··· Exercise material ···

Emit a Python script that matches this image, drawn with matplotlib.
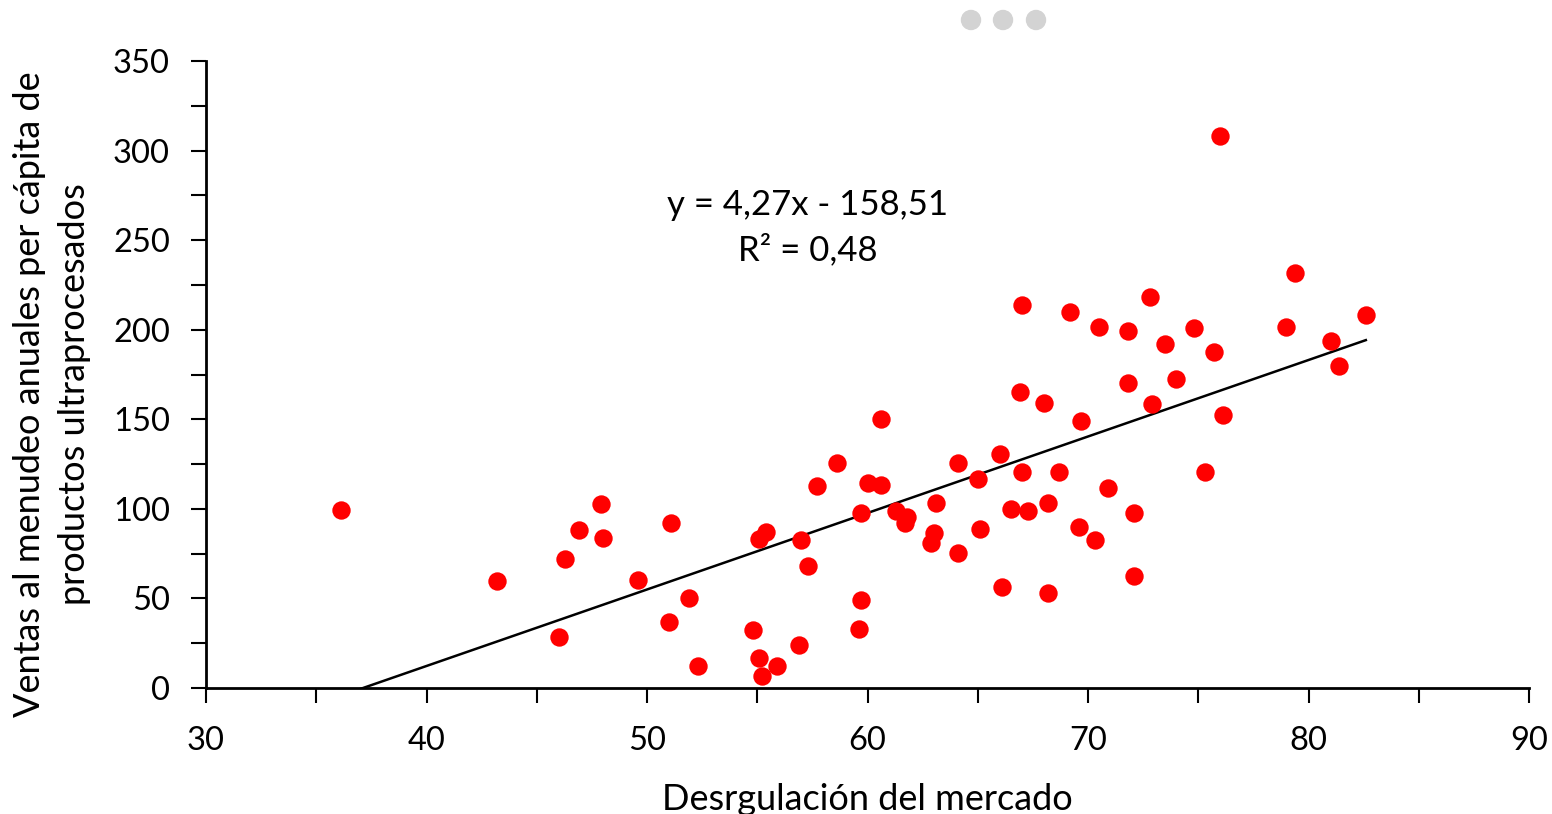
import matplotlib.pyplot as plt
import numpy as np
from matplotlib.patches import Ellipse

# market deregulation (x) vs annual per-capita retail sales of ultra-processed products (y)
desregulacion = [36.1, 43.2, 46.0, 46.3, 46.9, 47.9, 48.0, 49.6, 51.0, 51.1,
                 51.9, 52.3, 54.8, 55.1, 55.1, 55.2, 55.4, 55.9, 56.9, 57.0,
                 57.3, 57.7, 58.6, 59.6, 59.7, 59.7, 60.0, 60.6, 60.6, 61.3,
                 61.8, 61.7, 63.0, 62.9, 63.1, 64.1, 64.1, 65.0, 65.1, 66.0,
                 66.1, 66.5, 67.0, 67.3, 68.2, 68.2, 68.7, 69.6, 70.3, 70.9,
                 72.1, 72.1, 66.9, 68.0, 69.7, 71.8, 76.0, 79.4, 67.0, 69.2,
                 72.8, 70.5, 71.8, 74.8, 73.5, 75.7, 79.0, 82.6, 81.0, 81.4,
                 74.0, 72.9, 76.1, 75.3]
ventas = [99.4, 59.7, 28.5, 72.0, 88.2, 102.7, 83.7, 60.3, 36.8, 92.1,
          50.2, 12.3, 32.4, 83.2, 16.7, 6.7, 87.1, 12.3, 24.0, 82.6,
          68.1, 112.8, 125.6, 32.9, 49.1, 97.7, 114.4, 150.2, 113.3, 98.8,
          95.5, 92.1, 86.3, 80.8, 103.1, 125.4, 75.2, 116.5, 88.8, 130.6,
          56.2, 99.9, 120.4, 99.0, 103.1, 52.9, 120.4, 90.0, 82.6, 111.8,
          97.9, 62.5, 165.1, 159.3, 149.2, 170.4, 308.3, 231.5, 213.8, 209.9,
          218.4, 201.3, 199.1, 201.0, 192.2, 187.6, 201.7, 208.2, 193.9, 179.9,
          172.5, 158.5, 152.2, 120.6]

# linear trend reported on the chart
pendiente = 4.27
intercepto = -158.51
r2 = 0.48

x_ticks = [30, 40, 50, 60, 70, 80, 90]
y_ticks = [0, 50, 100, 150, 200, 250, 300, 350]

plt.rcParams['font.family'] = ['Lato', 'DejaVu Sans']

fig = plt.figure(figsize=(15.52, 8.14), dpi=100)
ax = fig.add_axes([206 / 1552, 126 / 814, 1323 / 1552, 627 / 814])

ax.scatter(desregulacion, ventas, s=175, color='#ff0000', zorder=3, linewidths=0)

xs = np.array([min(desregulacion), max(desregulacion)])
ax.plot(xs, pendiente * xs + intercepto, color='black', lw=1.8, zorder=2)

ax.set_xlim(30, 90)
ax.set_ylim(0, 350)
ax.set_xticks(x_ticks)
ax.set_xticks(np.arange(35, 90, 10), minor=True)
ax.set_yticks(y_ticks)
ax.set_yticks(np.arange(25, 350, 50), minor=True)
ax.tick_params(axis='both', which='both', direction='out', length=11, width=1.5,
               color='black', labelsize=23.5)
ax.tick_params(axis='x', which='major', pad=16)
ax.tick_params(axis='y', which='major', pad=15)

for s in ['top', 'right']:
    ax.spines[s].set_visible(False)
for s in ['left', 'bottom']:
    ax.spines[s].set_linewidth(2)

ax.set_xlabel('Desrgulación del mercado', fontsize=26, labelpad=20)
ax.set_ylabel('Ventas al menudeo anuales per cápita de\nproductos ultraprocesados',
              fontsize=26, labelpad=16, linespacing=1.45)
ax.yaxis.label.set_y(0.468)

ax.text(57.3, 257, 'y = {:.2f}x - {:.2f}\nR² = {:.2f}'.format(pendiente, -intercepto, r2).replace('.', ','),
        fontsize=25, ha='center', va='center', linespacing=1.45)

# the three grey dots at the top
for px in [971, 1003, 1036]:
    fig.add_artist(Ellipse((px / 1552, 1 - 20 / 814), 19 / 1552, 19 / 814,
                           color='#d3d3d3', transform=fig.transFigure))

fig.savefig('out.png', dpi=100)
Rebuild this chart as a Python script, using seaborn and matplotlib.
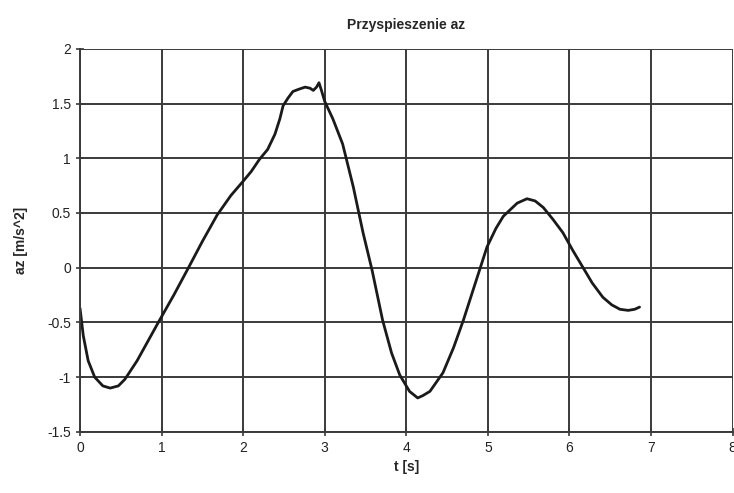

···

Print the data above verbatim from the first line through the line holding "from matplotlib.patches import Ellipse", leaving every picture out.

> Exercise output
Emit a Python script that matches this image, drawn with matplotlib.
import matplotlib.pyplot as plt
import numpy as np
from matplotlib.patches import Ellipse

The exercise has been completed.